Our partnership agreement provides that our general partner must act in “good faith” when making decisions on our behalf, and our partnership agreement further provides that in order for a determination by our general partner to be made in “good faith,” our general partner must believe that the determination is in our best interests. Please see “The Partnership Agreement — Voting Rights” for information regarding matters that require unitholder approval.
 
Our general partner determines the amount and timing of asset purchases and sales, capital expenditures, borrowings, issuance of additional partnership securities and the creation, reduction or increase of reserves, each of which can affect the amount of cash that is distributed to our unitholders.
 
The amount of cash that is available for distribution to unitholders is affected by decisions of our general partner regarding such matters as:
 
  •  amount and timing of asset purchases and sales;
 
  •  cash expenditures;
 
  •  borrowings;
 
  •  the issuance of additional units; and
 
  •  the creation, reduction or increase of reserves in any quarter.
 
In addition, our general partner may use an amount equal to      times the amount needed to pay the minimum quarterly distribution on our units, which would not otherwise constitute available cash from operating surplus, in order to permit the payment of cash distributions on its units and incentive distribution rights.
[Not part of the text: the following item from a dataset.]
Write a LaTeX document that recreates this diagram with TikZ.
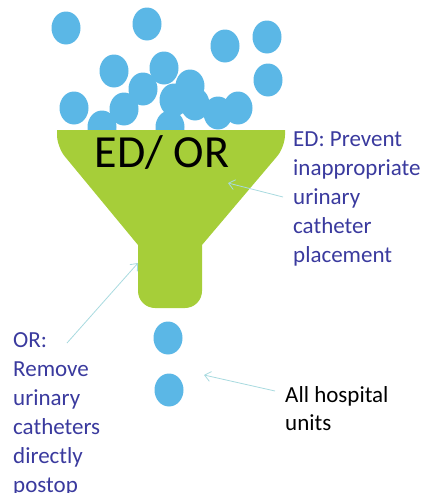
\documentclass[tikz,border=0pt]{standalone}
\usepackage{fontspec}
\setmainfont{Carlito}
\usepackage{tikz}
\usetikzlibrary{arrows.meta,shapes.geometric}
\definecolor{funnelgreen}{HTML}{A6CE39}
\definecolor{drop}{HTML}{5BB7E6}
\definecolor{note}{HTML}{3A3A9E}
\definecolor{pointer}{HTML}{A8DADF}
\tikzset{
  dropfill/.style={fill=drop},
  dropnode/.style={ellipse, fill=drop, minimum width=29pt, minimum height=33pt, inner sep=0pt},
  funnel/.style={fill=funnelgreen},
  notetext/.style={text=note, align=left, inner sep=0pt, font=\fontsize{23}{29}\selectfont},
  plaintext/.style={text=black, align=left, inner sep=0pt, font=\fontsize{23}{28}\selectfont},
  arr/.style={draw=pointer, line width=0.8pt, -{Straight Barb[length=6pt,width=10pt]}},
}

\begin{document}
\begin{tikzpicture}[x=1pt,y=-1pt]
  \useasboundingbox (0,0) rectangle (428,493);

  % drops falling into the funnel
  \foreach \px/\py in {66/28, 147/24, 225/46, 267/37, 114/71, 164/68, 268/80,
                       74/108, 143/89, 124/109, 190/86, 174/100, 195/104,
                       218/113, 238/108, 102/127, 170/127}
    \fill[dropfill] (\px,\py) ellipse (14.5 and 16.5);

  % funnel
  \fill[funnel] (57,130) -- (285,130) [rounded corners=12pt] -- (285,147)
    [sharp corners] -- (202,245) [rounded corners=17pt] -- (202,308) -- (138,308)
    [sharp corners] -- (138,245) [rounded corners=12pt] -- (57,147)
    [sharp corners] -- cycle;
  \node (funnel) at (162,153) {\fontsize{46}{50}\selectfont ED/ OR};

  % drops leaving the funnel
  \node[dropnode] (dropA) at (168,338) {};
  \node[dropnode] (dropB) at (169,390) {};

  % labels
  \node[notetext, anchor=north west] (edtxt) at (293,132)
    {ED: Prevent\\inappropriate\\urinary\\catheter\\placement};
  \node[notetext, anchor=north west] (ortxt) at (13,332)
    {OR:\\Remove\\urinary\\catheters\\directly\\postop};
  \node[plaintext, anchor=north west] (alltxt) at (285,386)
    {All hospital\\units};

  \coordinate (edtail) at (283,197);
  \coordinate (edtip) at (228,183);
  \coordinate (ortail) at (67,343);
  \coordinate (ortip) at (138,263);
  \coordinate (alltail) at (275,391);
  \coordinate (alltip) at (204,375);

  \draw[arr] (edtail) -- (edtip);
  \draw[arr] (ortail) -- (ortip);
  \draw[arr] (alltail) -- (alltip);
\end{tikzpicture}
\end{document}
All of these actions may affect the amount of cash distributed to our unitholders and the general partner and may facilitate the conversion of subordinated units into common units. Please see “Provisions of Our Partnership Agreement Relating to Cash Distributions.”
 
In addition, borrowings by us and our affiliates do not constitute a breach of any duty owed by the general partner to our unitholders, including borrowings that have the purpose or effect of:
 
  •  enabling our general partner or its affiliates to receive distributions on any subordinated units held by them or the incentive distribution rights; or
 
  •  hastening the expiration of the subordination period.
 
For example, in the event we have not generated sufficient cash from our operations to pay the minimum quarterly distribution on our common units and our subordinated units, our partnership agreement permits us to borrow funds, which would enable us to make this distribution on all outstanding units. Please see “Provisions of Our Partnership Agreement Related to Cash Distributions — Subordination Period.”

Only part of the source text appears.